I recently was having a discussion with a fellow developer about Tcl and regular expressions.
I was going over some code and emphasizing the use of lsearch and regular expressions in list searching, stating enthusiastically that “using an lsearch with a regular expression is always faster than using a for loop“. This person was skeptical about my statement and asked me to open up a text editor and prove it.
Of course, the cocky (or confident) punk that I am, I opened up my Notepad++ and wrote these programs:
# ##############################################
# WithLoop.tcl
# ##############################################
proc indexOf {thisList seekValue} {
for {set i 0} {$i < [llength $thisList]} {incr i} {
if {[lindex $thisList $i] == $seekValue} {
return $i
}
}
return -1
}
# ##############################################
set myList [list]
set numItems 1000000
for {set i 0} {$i <= $numItems} {incr i} {
lappend myList $i
}
set startTime [clock milliseconds]
indexOf $myList $numItems
set endTime [clock milliseconds]
puts [expr $endTime - $startTime]
# ##############################################
# WithOutLoop.tcl
# ##############################################
set myList [list]
set numItems 1000000
for {set i 0} {$i <= $numItems} {incr i} {
lappend myList $i
}
set startTime [clock milliseconds]
lsearch -regexp $myList $numItems
set endTime [clock milliseconds]
puts [expr $endTime - $startTime]
As you can see, one of the programs has a proc with a for loop that searches each list element at a time, and the other just calls lsearch and seeks a (really stupid simple) regular expression pattern. They are both working with a list that is 1,000,000 elements long, and seeking the very last element (forcing both methods to search the entire list to get a hit). I thought I would run each program 10 times, take the average time, and this would prove which was faster. To my surprise, I didn’t get the results I expected! The for loop version averaged out to be 504 milliseconds, and the lsearch version averaged 992 milliseconds. What? How could a for loop be almost twice as fast as an lsearch using a regular expression? This goes against everything I have ever known about development!
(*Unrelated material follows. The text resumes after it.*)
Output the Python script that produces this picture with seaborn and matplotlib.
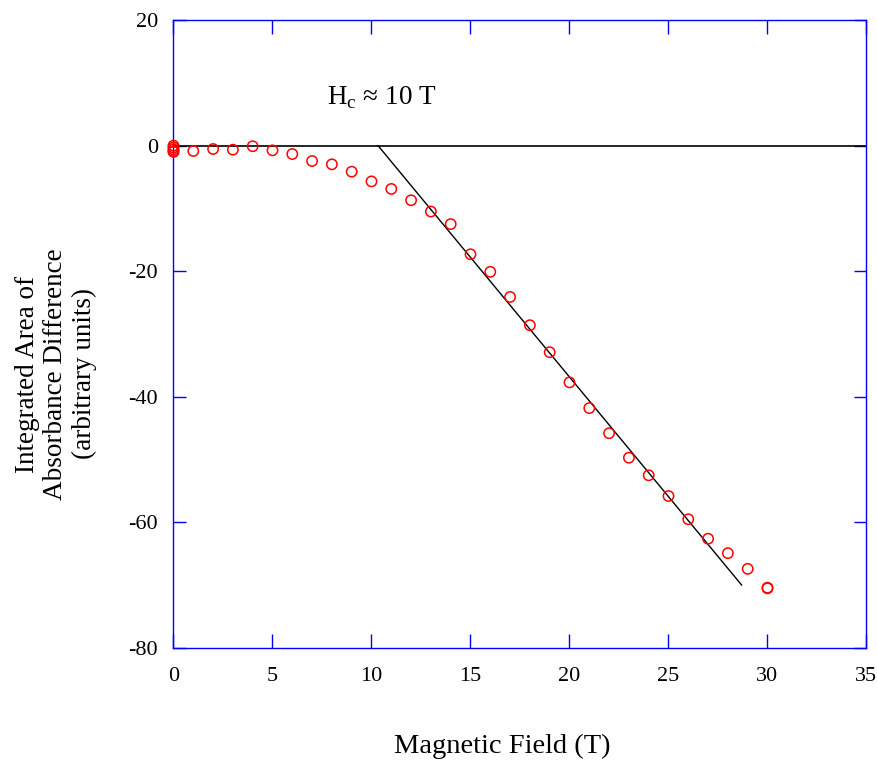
import matplotlib
matplotlib.use("Agg")
import matplotlib.pyplot as plt
import seaborn as sns
import pandas as pd

# measured points (field in T, integrated area in arbitrary units)
field = [0, 0, 0, 0, 0, 1, 2, 3, 4, 5, 6, 7, 8, 9, 10, 11, 12, 13, 14, 15,
         16, 17, 18, 19, 20, 21, 22, 23, 24, 25, 26, 27, 28, 29, 30, 30]
area = [0.0, -0.3, -0.6, -0.9, -1.0, -0.86, -0.54, -0.65, -0.1, -0.75, -1.34,
        -2.45, -2.98, -4.15, -5.7, -6.9, -8.7, -10.5, -12.5, -17.3, -20.1,
        -24.1, -28.6, -32.9, -37.7, -41.8, -45.8, -49.7, -52.5, -55.8, -59.5,
        -62.6, -64.9, -67.4, -70.4, -70.5]

# zero baseline and linear fit above Hc
base_x = [0, 35]
base_y = [0, 0]
fit_x = [10.33, 28.7]
fit_y = [0, -70]

x_ticks = [0, 5, 10, 15, 20, 25, 30, 35]
y_ticks = [20, 0, -20, -40, -60, -80]

df = pd.DataFrame({"field": field, "area": area})

sns.set_style("white")
plt.rcParams['font.family'] = ['Liberation Serif', 'DejaVu Serif']
plt.rcParams['mathtext.fontset'] = 'custom'
plt.rcParams['mathtext.rm'] = 'Liberation Serif'
plt.rcParams['axes.unicode_minus'] = False
plt.rcParams['text.color'] = 'black'
plt.rcParams['xtick.labelcolor'] = 'black'
plt.rcParams['ytick.labelcolor'] = 'black'

fig = plt.figure(figsize=(8.78, 7.61), dpi=100)
ax = fig.add_axes([0.1976, 0.1485, 0.7893, 0.8252])

sns.lineplot(x=base_x, y=base_y, color="black", linewidth=1.2, ax=ax)
sns.lineplot(x=fit_x, y=fit_y, color="black", linewidth=1.0, ax=ax)
sns.scatterplot(data=df, x="field", y="area", marker="o", s=55,
                facecolors="none", edgecolor="red", linewidth=1.1, ax=ax,
                zorder=3, clip_on=False)

ax.set_xlim(0, 35)
ax.set_ylim(-80, 20)
ax.set_xticks(x_ticks)
ax.set_yticks(y_ticks)
ax.tick_params(axis="x", direction="in", length=10, width=1, color="blue",
               top=True, bottom=True, labelsize=16, labelcolor="black", pad=14)
ax.tick_params(axis="y", direction="in", length=9, width=1, color="blue",
               left=True, right=True, labelsize=16, labelcolor="black", pad=11)
for sp in ax.spines.values():
    sp.set_color("blue")
    sp.set_linewidth(1.0)

ax.set_xlabel("")
ax.set_ylabel("")
fig.text(502 / 878, 1 - 746 / 761, "Magnetic Field (T)", fontsize=20.5,
         ha="center", va="center", color="black")
fig.text(56 / 878, 1 - 374 / 761,
         "Integrated Area of\nAbsorbance Difference\n(arbitrary units)",
         fontsize=19.5, rotation=90, ha="center", va="center",
         multialignment="center", linespacing=1.2, color="black")

ax.text(7.75, 7.6, r"H$_\mathrm{c}$ ≈ 10 T", fontsize=19.5, va="center",
        ha="left", color="black")

fig.savefig("out.png", dpi=100)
As my counterpart was basking in his triumph and bragging about out-smarting the smart-ass, I modified the program and re-ran it. I remembered from a training course I took years ago that TCL’s regular expression engine has to "start”. This means, that running it once takes more time, but once it is started it blazes. Sort of like a race where I was in a car and my opponent was on foot. When the race starts my engine is turned off and my opponent could win (or get a head start) in the short term because they can start running while I am still starting my car. Now, once my car starts and I can start driving, I blaze by my opponent and he will EAT MY DUST.
Based on this, I thought I would run the same exact search 10 times and average the time it takes to run. NOW, the numbers look more like it. Here are the modified programs:
# ##############################################
# WithLoop.tcl
# ##############################################
proc indexOf {thisList seekValue} {
for {set i 0} {$i < [llength $thisList]} {incr i} {
if {[lindex $thisList $i] == $seekValue} {
return $i
}
}
return -1
}
# ##############################################
set myList [list]
set numItems 1000000
for {set i 0} {$i <= $numItems} {incr i} {
lappend myList $i
}
set startTime [clock milliseconds]
for {set i 0} {$i < 10} {incr i} {
indexOf $myList $numItems
}
set endTime [clock milliseconds]
puts [expr $endTime - $startTime]
# ##############################################
# WithOutLoop.tcl
# ##############################################
set myList [list]
set numItems 1000000
for {set i 0} {$i <= $numItems} {incr i} {
lappend myList $i
}
set startTime [clock milliseconds]
for {set i 0} {$i < 10} {incr i} {
lsearch -regexp $myList $numItems
}
set endTime [clock milliseconds]
puts [expr $endTime - $startTime]
This time the for loop example averaged 5,018 milliseconds and the lsearch averaged 2,308. I increased the number of items from 1,000,000 to 5,000,000 and got 24,687 and 12,175 respectively. These two list lenghs show the added performance benefit of using lsearch over the length of a running programming.
We both tried to declare victory, but technically I was correct… Sorry dude…
Lesson? Be more specific when challenging other developers on performance issues and when using TCL you should ALWAYS use lsearch to search a list instead of a loop.